What you said makes perfect sense. The reason we use rev_diff is to avoid sending a big doc which eventually fails conflict solution and is discarded at destination. For deletion, there isn't any benefit to do that, in contrast, we need to send (key+meta) twice for any deletion replicated to remote.
We can introduce a threshold parameter to quantify the body size, that is, for any doc smaller than that threshold, we skip revs_diff and send it directly to remote side, for any doc bigger than that we still send revs_diff first.
If the parameter is 0, that means, other than deletion (whose body size is 0), we need send revs_diff for all mutations. By this way, deletion is naturally encoded into that parameter, and we do not need to differentiate deletion from other mutations.

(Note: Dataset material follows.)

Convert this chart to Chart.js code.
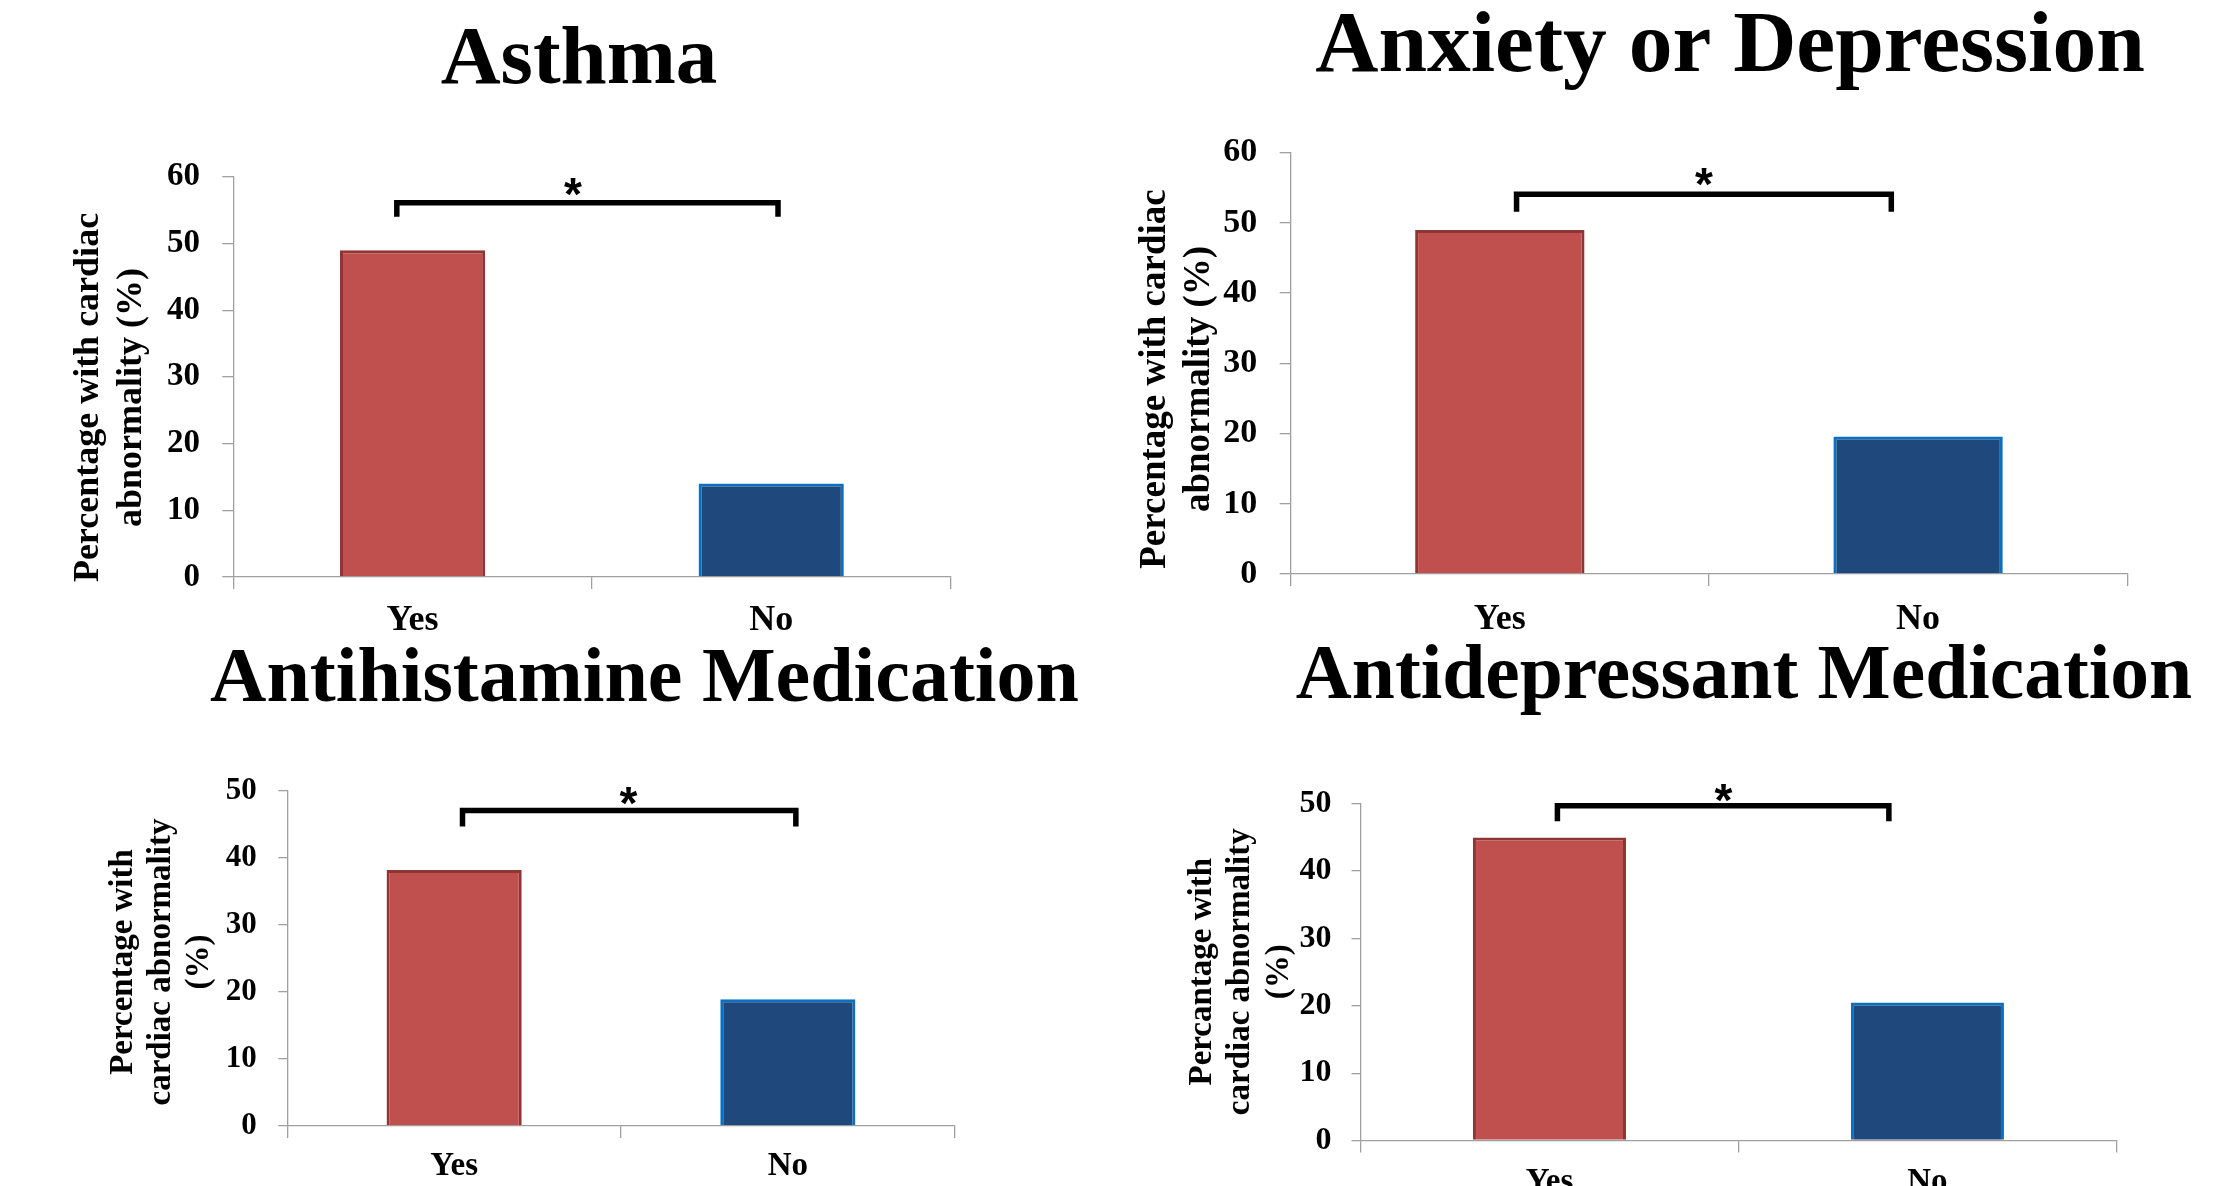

If the parameter is infinity (or substantially big), that is equivalent to "optimistic XDCR", meaning we optimistically send all docs without revs_diff, regardless of its size. We can even retire the parameter "optimistic XDCR" by this way.
Only two questions,
1. How to get the doc size? Is it encoded in the doc_info? If not, we may want to do that otherwise we have to pay another lookup to merely get doc size.
2, What is the reasonable number of that threshold? I will probably start with number like 1-2K.
Hey Junyi, I just realized that we can perform a optimization in XDCR to make the replication of deletion records faster and more efficient.
I might be wrong, but I believe that XDCR encounters a deletion record, it sends it in the _revs_diff call and if the target doesn't have it, we then send over all the same informtation in the bulk docs POST. But this is unnecessarily inefficient.
If we skipped the _revs_diff call for deletion records, and instead sent it unconditionally on the bulk post, we'd send half as much information and do much less background fetches for unidirectional sand the first half of bidirectional replication, and do the same amount of data sending work for the "bounce back" step of bidirectional replication. This is because the deleted documents should never have a body, so the amount of information sent in the _revs_diff and bulk post is the same.
If we also unconditionally sent very small bodies for non-deleted documents (say less than 100bytes), we'd also be sending less total information for the unidirectional replication and performing much less work, and only slightly more information on the second part of bidirectional replication with less work and information on the first part. It should also be a nice win for small documents.
This optimization can be made without sacrificing backwards compatibility or correctness. Anyway, wanted to just get this idea out there to you. Let me know if I didn't do a good job describing this, or you see something wrong in my reasoning. Thanks!